Duals and bases

polar-high exposes the full HiGHS post-solve surface, not just the primal solution.

Constraint duals

sol = p.solve()
duals = sol.constraint_dual("balance")
# polars frame: (key, dual) — key is a comma-joined string of dim values

The frame's index columns mirror the over= frame you supplied to add_cstr, so you can join duals against parameters or other solution frames directly.

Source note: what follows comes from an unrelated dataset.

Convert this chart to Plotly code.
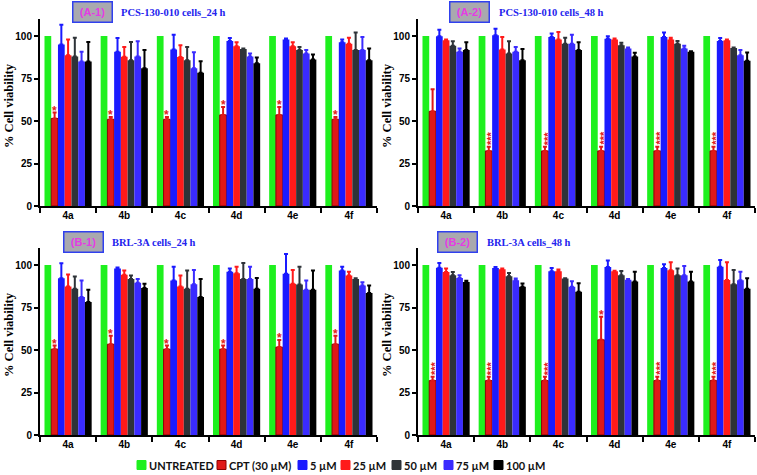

Reduced costs (column duals)

sol.col_dual              # numpy array sized to the LP's column count

To map this back to a specific variable's cells, join via var.frame["col_id"]:

import polars as pl
v_red = (v.frame
         .with_columns(reduced_cost=pl.Series(sol.col_dual[v.frame["col_id"]])))

The live HiGHS handle

sol.highs                  # highspy.Highs — kept alive across solves
sol.highs.getInfo()
sol.highs.getModelStatus()
sol.highs.getBasis()
sol.highs.writeModel("debug.mps")

Whatever highspy exposes is yours. This is also how WarmProblem re-uses the basis between solves: it holds onto the same Highs instance and feeds it changeRowBound / changeCoeff / changeObjectiveCoef calls between solves.

When you need duals during build

Duals are only available after solve(). If you need them inside an iterative scheme (e.g. column generation, Benders), look at LagrangianProblem — it provides a generic dual-subgradient driver wired to WarmProblem.